It’s a scandal. It’s an outrage. It’s positively shocking.
Shocking, but true. My blog in which I dump my internal monologue about being a 20-something single female trying to find my place in the world is narrated by a man. Believe me, I was just as appalled. So appalled that I broke my first new year’s resolution–to blog more–because I was determined to get to the bottom of this appalling situation. But it turns out there’s nothing to get to the bottom of; the voice in my head that narrates blog posts as I lay in bed trying to sleep is undeniably male.
After a couple of days of not knowing what to blog about–or, rather, not knowing what to blog about next–I had attempted to stash my half-baked blog entries away in the back knee-wall closet of my mind so I could get a night of much-needed sleep before a busy day of work (the first in almost a month). I even tuned into some mindless reruns of Fresh Prince of Bel Air in order to assure my wit was thoroughly starved, that my blogginess might stay at bay through the night. No sooner had my head hit the pillow than I heard it–no, him.
“I’ve come full circle on Valentine’s Day fashion.”

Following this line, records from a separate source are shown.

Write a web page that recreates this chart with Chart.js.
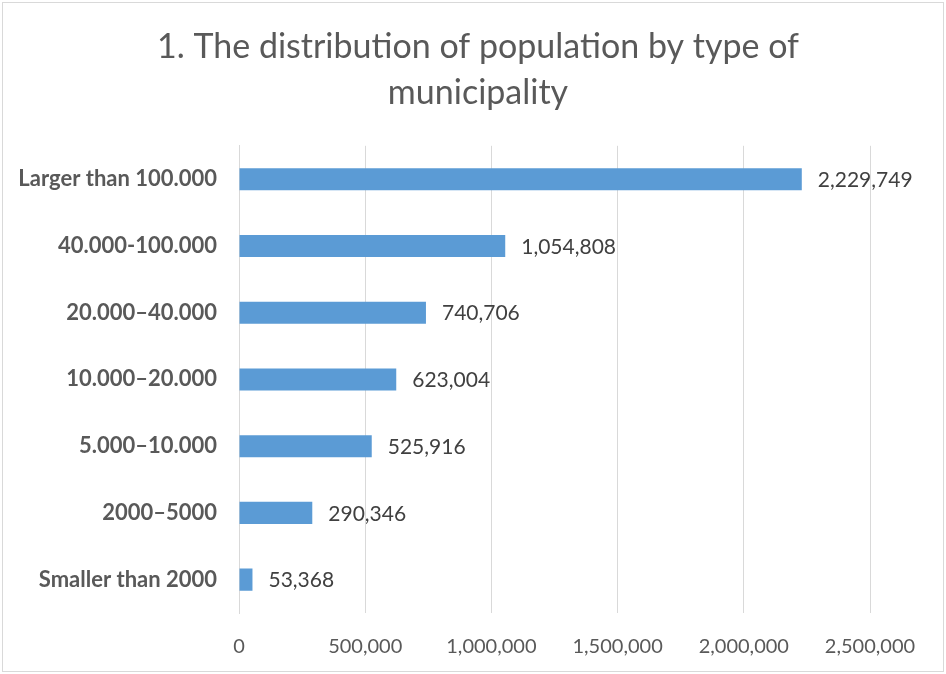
<!DOCTYPE html>
<html>
<head>
<meta charset="utf-8">
<script src="https://cdn.jsdelivr.net/npm/chart.js@4"></script>
<style>
  body { margin: 0; background: #fff; }
  #wrap { width: 946px; height: 674px; }
</style>
</head>
<body>
<div id="wrap"><canvas id="myChart" width="946" height="674"></canvas></div>
<script>
const categories = ['Larger than 100.000', '40.000-100.000', '20.000\u201340.000', '10.000\u201320.000', '5.000\u201310.000', '2000\u20135000', 'Smaller than 2000'];
const population = [2229749, 1054808, 740706, 623004, 525916, 290346, 53368];
const xTicks = [0, 500000, 1000000, 1500000, 2000000, 2500000];

const fmt = (v) => v.toLocaleString('en-US');

// value labels to the right of each bar
const valueLabels = {
    id: 'valueLabels',
    afterDatasetsDraw(chart) {
        const c = chart.ctx;
        const meta = chart.getDatasetMeta(0);
        c.save();
        c.font = '21px Lato';
        c.fillStyle = '#404040';
        c.textBaseline = 'middle';
        c.textAlign = 'left';
        meta.data.forEach((bar, i) => {
            c.fillText(fmt(population[i]), bar.x + 16, bar.y + 1);
        });
        c.restore();
    }
};

// thin frame round the chart
const frame = {
    id: 'frame',
    beforeDraw(chart) {
        const c = chart.ctx;
        c.save();
        c.strokeStyle = '#d9d9d9';
        c.lineWidth = 1;
        c.strokeRect(2.5, 2.5, chart.width - 5, chart.height - 5);
        c.restore();
    }
};

const ctx = document.getElementById('myChart');
new Chart(ctx, {
    type: 'bar',
    data: {
        labels: categories,
        datasets: [{
            data: population,
            backgroundColor: '#5b9bd5',
            categoryPercentage: 1,
            barPercentage: 0.33,
        }]
    },
    options: {
        indexAxis: 'y',
        responsive: false,
        animation: false,
        layout: { padding: { left: 10, right: 0, top: 0, bottom: 0 } },
        scales: {
            x: {
                min: 0,
                max: 2500000,
                afterBuildTicks: (scale) => { scale.ticks = xTicks.map((v) => ({ value: v })); },
                afterFit: (scale) => {
                    scale.height = 61;
                    scale.paddingRight = 76;
                },
                grid: { color: '#d9d9d9', drawTicks: false },
                border: { display: false },
                ticks: {
                    padding: 22,
                    color: '#595959',
                    font: { family: 'Lato', size: 20 },
                    callback: (v) => fmt(v),
                    maxRotation: 0,
                }
            },
            y: {
                afterFit: (scale) => { scale.width = 229; },
                grid: { display: false, drawTicks: false },
                border: { display: true, color: '#d9d9d9' },
                ticks: {
                    padding: 22,
                    color: '#595959',
                    font: { family: 'Lato', size: 22, weight: 'bold' },
                }
            }
        },
        plugins: {
            legend: { display: false },
            tooltip: { enabled: false },
            title: {
                display: true,
                text: ['1. The distribution of population by type of', 'municipality'],
                color: '#595959',
                font: { family: 'Lato', size: 34, weight: 'normal', lineHeight: 1.35 },
                padding: { top: 24, bottom: 30 },
            }
        }
    },
    plugins: [valueLabels, frame]
});
</script>
</body>
</html>
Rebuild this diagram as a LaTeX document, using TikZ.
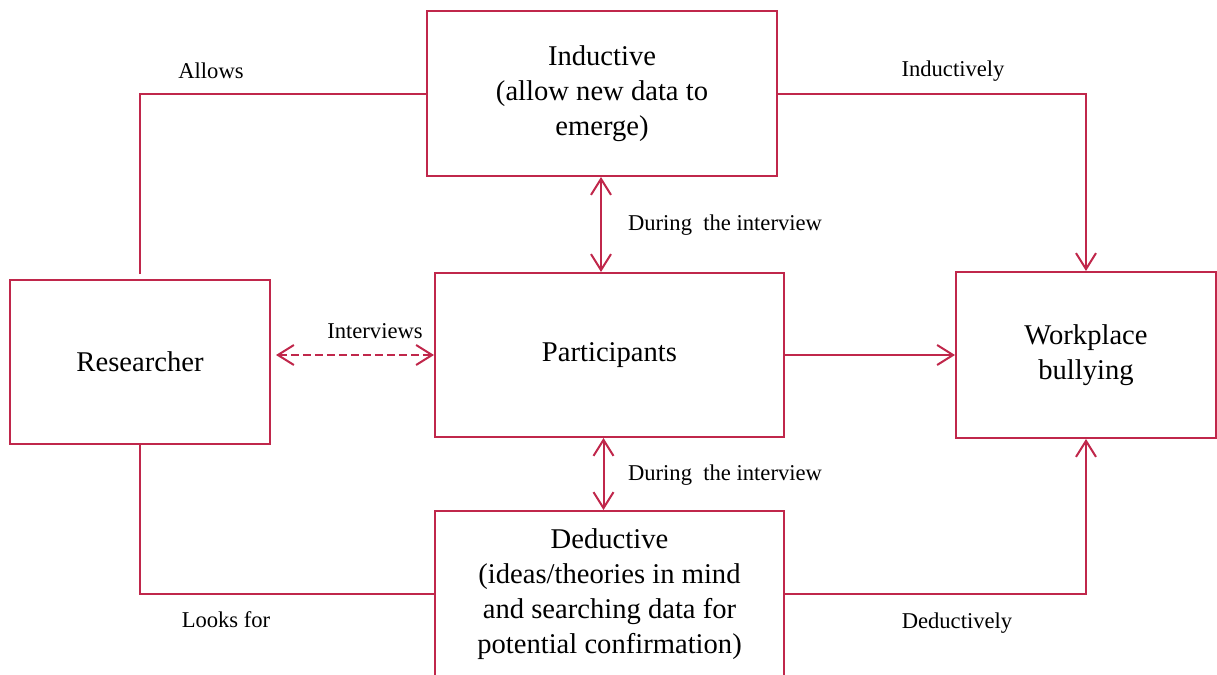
\documentclass[tikz,border=0pt]{standalone}
\usepackage{fontspec}
\setmainfont{Liberation Serif}
\usepackage{tikz}
\usetikzlibrary{arrows.meta}

\definecolor{crim}{RGB}{192,39,75}

\tikzset{
  box/.style={draw=crim, line width=1pt, align=center, inner sep=0pt,
    font=\fontsize{14.3}{17.5}\selectfont},
  lbl/.style={font=\fontsize{11.3}{14}\selectfont, inner sep=0pt},
  conn/.style={draw=crim, line width=1pt},
  tip/.style={-{Straight Barb[length=8pt,width=10pt,line width=1pt]}},
  tips/.style={{Straight Barb[length=8pt,width=10pt,line width=1pt]}-{Straight Barb[length=8pt,width=10pt,line width=1pt]}}
}

\begin{document}
\begin{tikzpicture}[x=0.5pt,y=-0.5pt]

\useasboundingbox (0,0) rectangle (1217,675);

%boxes
\node[box, minimum width=175pt, minimum height=82.5pt] (ind) at (602,93.5)
   {Inductive\\(allow new data to\\emerge)};
\node[box, minimum width=130pt, minimum height=82pt] (res) at (140,362) {Researcher};
\node[box, minimum width=174.5pt, minimum height=82pt] (part) at (609.5,355) {Participants};
\node[box, minimum width=130pt, minimum height=83pt] (wb) at (1086,355) {Workplace\\bullying};
\node[box, minimum width=174.5pt, minimum height=83pt] (ded) at (609.5,594)
   {Deductive\\(ideas/theories in mind\\and searching data for\\potential confirmation)};

%connectors
\draw[conn] ([yshift=2.5pt]res.north) |- (ind.west);
\draw[conn, tip] (ind.east) -| (wb.north);
\draw[conn, tips] ([xshift=-0.5pt]ind.south) -- ([xshift=-0.5pt]ind.south |- part.north);
\draw[conn, tips, dashed, dash pattern=on 4pt off 2pt] ([xshift=2.5pt]res.east |- part.west) -- (part.west);
\draw[conn, tip] (part.east) -- (wb.west);
\draw[conn, tips] ([xshift=-3pt]part.south) -- ([xshift=-3pt]ded.north);
\draw[conn] (res.south) |- (ded.west);
\draw[conn, tip] (ded.east) -| (wb.south);

%labels
\node[lbl] (lallows) at (211,71) {Allows};
\node[lbl] (linduct) at (953,71) {Inductively};
\node[lbl] (lduring1) at (725,225) {During\ \ the interview};
\node[lbl] (linterv) at (375,331) {Interviews};
\node[lbl] (lduring2) at (725,475) {During\ \ the interview};
\node[lbl] (llooks) at (226,620) {Looks for};
\node[lbl] (ldeduct) at (957,623) {Deductively};

\end{tikzpicture}
\end{document}
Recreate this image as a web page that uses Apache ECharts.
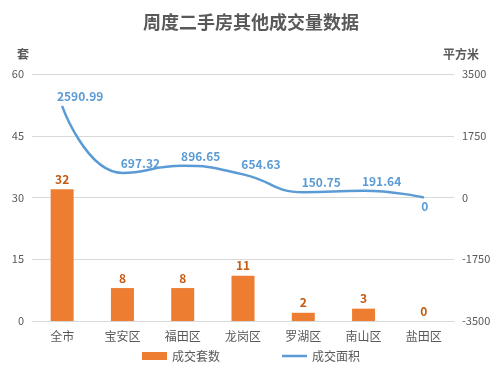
<!DOCTYPE html>
<html><head><meta charset="utf-8">
<script src="https://cdn.jsdelivr.net/npm/echarts@6/dist/echarts.min.js"></script>
<style>html,body{margin:0;padding:0;background:#fff}#c{width:502px;height:371px}</style>
</head><body><div id="c"></div>
<script>
const categories = ['全市','宝安区','福田区','龙岗区','罗湖区','南山区','盐田区'];
const countValues = [32, 8, 8, 11, 2, 3, 0];
const areaValues = [2590.99, 697.32, 896.65, 654.63, 150.75, 191.64, 0];
const leftTicks = {min: 0, max: 60, interval: 15};
const rightTicks = {min: -3500, max: 3500, interval: 1750};

const chart = echarts.init(document.getElementById('c'));
const font = '"Noto Sans CJK SC", "Microsoft YaHei", sans-serif';
const lineData = areaValues.map(v => v === 0
  ? {value: v, label: {position: 'bottom', distance: 2, offset: [1, 0]}}
  : v);
chart.setOption({
  animation: false,
  textStyle: {fontFamily: font},
  title: {
    text: '周度二手房其他成交量数据', left: 'center', top: 8,
    textStyle: {fontSize: 18, fontWeight: 'bold', color: '#595959', fontFamily: font}
  },
  legend: {
    bottom: 4, left: 'center', itemWidth: 25, itemHeight: 8, itemGap: 62,
    textStyle: {color: '#595959', fontSize: 12},
    data: [{name: '成交套数', icon: 'rect'}, {name: '成交面积', icon: 'path://M0,0 L10,0 L10,1 L0,1 Z'}]
  },
  grid: {left: 32, right: 48, top: 74, bottom: 50},
  xAxis: {
    type: 'category', data: categories,
    axisLine: {lineStyle: {color: '#d9d9d9'}},
    axisTick: {show: false},
    axisLabel: {color: '#595959', fontSize: 12, margin: 9}
  },
  yAxis: [
    {type: 'value', min: leftTicks.min, max: leftTicks.max, interval: leftTicks.interval,
     name: '套', nameGap: 14, nameTextStyle: {color: '#595959', fontSize: 12, fontWeight: 'bold', padding: [0, 18, 0, 0]},
     axisLabel: {color: '#595959', fontSize: 11, formatter: v => String(v)},
     splitLine: {lineStyle: {color: '#d9d9d9'}}},
    {type: 'value', min: rightTicks.min, max: rightTicks.max, interval: rightTicks.interval,
     name: '平方米', nameGap: 14, nameTextStyle: {color: '#595959', fontSize: 12, fontWeight: 'bold', padding: [0, 0, 0, 14]},
     axisLabel: {color: '#595959', fontSize: 11, formatter: v => String(v)},
     splitLine: {show: false}}
  ],
  series: [
    {name: '成交套数', type: 'bar', yAxisIndex: 0, data: countValues, barWidth: 23,
     itemStyle: {color: '#ED7D31'},
     label: {show: true, position: 'top', distance: 4, color: '#C55A11', fontWeight: 'bold', fontSize: 12}},
    {name: '成交面积', type: 'line', yAxisIndex: 1, data: lineData, smooth: true,
     symbol: 'circle', symbolSize: 1, showSymbol: true,
     lineStyle: {color: '#5B9BD5', width: 2.5}, itemStyle: {color: '#5B9BD5'},
     label: {show: true, position: 'top', distance: 3, offset: [18, 0], color: '#5B9BD5', fontWeight: 'bold', fontSize: 12}}
  ]
});
</script></body></html>
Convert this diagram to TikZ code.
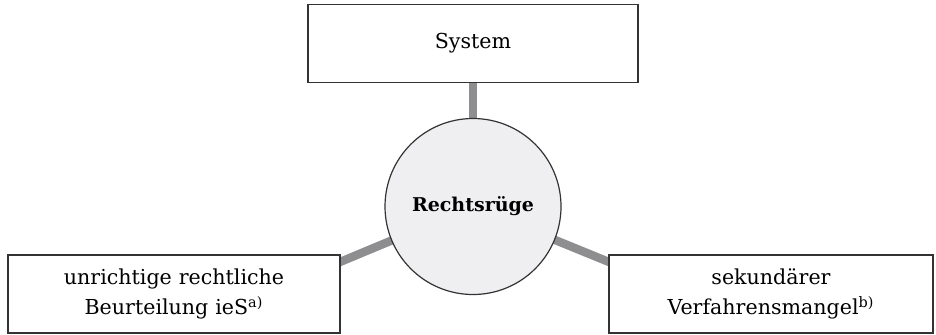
\documentclass[tikz,border=0pt]{standalone}
\usepackage{fontspec}
\setmainfont{DejaVu Serif}
\usetikzlibrary{positioning, backgrounds}
\definecolor{linkgray}{HTML}{8E8E90}
\definecolor{hubgray}{HTML}{EFEFF1}
\tikzset{
  box/.style={rectangle, draw=black!80, fill=white, line width=0.6pt, minimum height=39pt, text width=150pt, align=center, inner sep=0pt, font=\fontsize{10.3}{15}\selectfont},
  hub/.style={circle, draw=black!80, fill=hubgray, line width=0.6pt, minimum size=88pt, inner sep=0pt, font=\fontsize{9.5}{12}\selectfont\bfseries},
  link/.style={line width=4.2pt, draw=linkgray}
}

\begin{document}
\begin{tikzpicture}[x=0.5pt, y=-0.5pt]
    \useasboundingbox (0,0) rectangle (936,334);
    \node (system) [box, minimum width=165pt] at (473,43.5) {System};
    \node (ruege) [hub] at (473,206.5) {Rechtsrüge};
    \node (beurteilung) [box, minimum width=166pt] at (174,294) {unrichtige rechtliche\\ Beurteilung ieS\textsuperscript{a)}};
    \node (mangel) [box, minimum width=162pt] at (771,294) {sekundärer\\ Verfahrensmangel\textsuperscript{b)}};

    \begin{scope}[on background layer]
      \draw [link] (ruege.center) -- (system);
      \draw [link] (ruege.center) -- ([xshift=-2pt, yshift=-4.5pt]beurteilung.north east);
      \draw [link] (ruege.center) -- ([xshift=2pt, yshift=-4.5pt]mangel.north west);
    \end{scope}
  \end{tikzpicture}
\end{document}
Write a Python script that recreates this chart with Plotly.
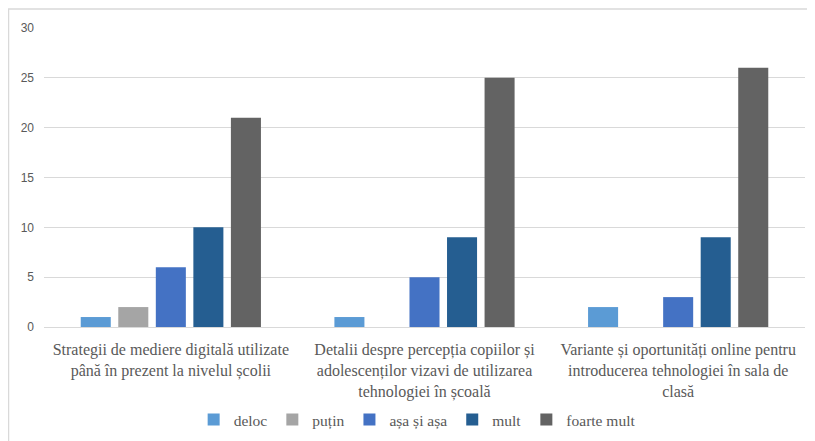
import plotly.graph_objects as go

categories = [
    "Strategii de mediere digitală utilizate<br>până în prezent la nivelul școlii",
    "Detalii despre percepția copiilor și<br>adolescenților vizavi de utilizarea<br>tehnologiei în școală",
    "Variante și oportunități online pentru<br>introducerea tehnologiei în sala de<br>clasă",
]
series_names = ["deloc", "puțin", "așa și așa", "mult", "foarte mult"]
deloc = [1, 1, 2]
putin = [2, 0, 0]
asa = [6, 5, 3]
mult = [10, 9, 9]
foarte_mult = [21, 25, 26]
colors = ["#5B9BD5", "#A5A5A5", "#4472C4", "#255E91", "#636363"]

values = [deloc, putin, asa, mult, foarte_mult]

fig = go.Figure()
for name, vals, col in zip(series_names, values, colors):
    fig.add_trace(go.Bar(x=categories, y=vals, name=name, marker=dict(color=col, line=dict(width=0))))

# page has an 8px body margin, so the figure is sized to fit the window
W, H = 807, 433
ml, mr, mt, mb = 36, 10, 20, 114
pw, ph = W - ml - mr, H - mt - mb

fig.update_layout(
    width=W, height=H,
    margin=dict(l=ml, r=mr, t=mt, b=mb, pad=0, autoexpand=False),
    paper_bgcolor="white", plot_bgcolor="white",
    barmode="group", bargap=0.26, bargroupgap=0.2,
    showlegend=True,
    legend=dict(orientation="h", xref="container", yref="container",
                x=0.507, xanchor="center", y=1 - 412 / H, yanchor="middle",
                font=dict(family="Liberation Serif", size=15.5, color="#595959"),
                itemwidth=30, tracegroupgap=0, traceorder="normal"),
    font=dict(family="Liberation Serif", color="#595959"),
)
fig.update_yaxes(range=[0, 30], dtick=5, showgrid=True, gridcolor="#D9D9D9", gridwidth=1,
                 zeroline=False, showline=False, automargin=False,
                 tickfont=dict(family="Liberation Sans", size=12, color="#595959"),
                 ticklabelstandoff=9)
fig.update_xaxes(showline=True, linecolor="#D9D9D9", linewidth=1, automargin=False,
                 tickfont=dict(family="Liberation Serif", size=16, color="#595959"),
                 ticks="", ticklabelstandoff=8)

# chart border
fig.add_shape(type="rect", xref="paper", yref="paper",
              x0=(0.5 - ml) / pw, x1=(W + 20 - ml) / pw,
              y0=(ph + mt - (H + 20)) / ph, y1=(ph + mt - 1) / ph,
              line=dict(color="#D9D9D9", width=1.5), fillcolor="rgba(0,0,0,0)", layer="below")

fig.write_html("out.html")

At first I dismissed him. “No, no,” I protested, “Valentine’s Day is over a month away. Just because the retailers have jumped the gun doesn’t mean the blog should follow suit.”
“True, but this would be a perfect way to introduce–”
He didn’t have to finish, because I knew he was right, but I didn’t even give him the opportunity to finish because the speed with which my head sprang up from my pillow deserved one of those needle-being-abruptly-lifted-from-a-record-on-a-turntable sound effects, which would have surely drowned out any more words that came from this voice–his voice. I shook my head defiantly. I must’ve been imagining things (about the voice in my head…yes, I know.)–maybe I was super imposing Will Smith’s voice over my own, sort of like when you have a dream but familiar voices and faces get mismatched due to having heard or seen one more recently. So I closed my eyes, and just as my head sunk into the pillow:
“You could at least go to the computer for 10 minutes and put down a draft.”
Undeniable baritone. Deeper and more undeniably baritone than the Ikea lady. Definitely a dude. I spent a good half hour letting him ramble on not listening to the content (or bothering to go to the computer to get it down, if only stream-of-consciousness style) but listening to obsessing over the voice. I’m still not sure what male voice it most closely resembles, but if I figure it out…I’ll send you the bill from my shrink.
I’m going through enough of a quarter-life crisis right now, psyche, so if you could quit trying to mess with my gender identity, that’d be swell. The rest of you can look forward to that Valentine’s post, more on my preeminent crisis, and more blog posts in general, in the very near future.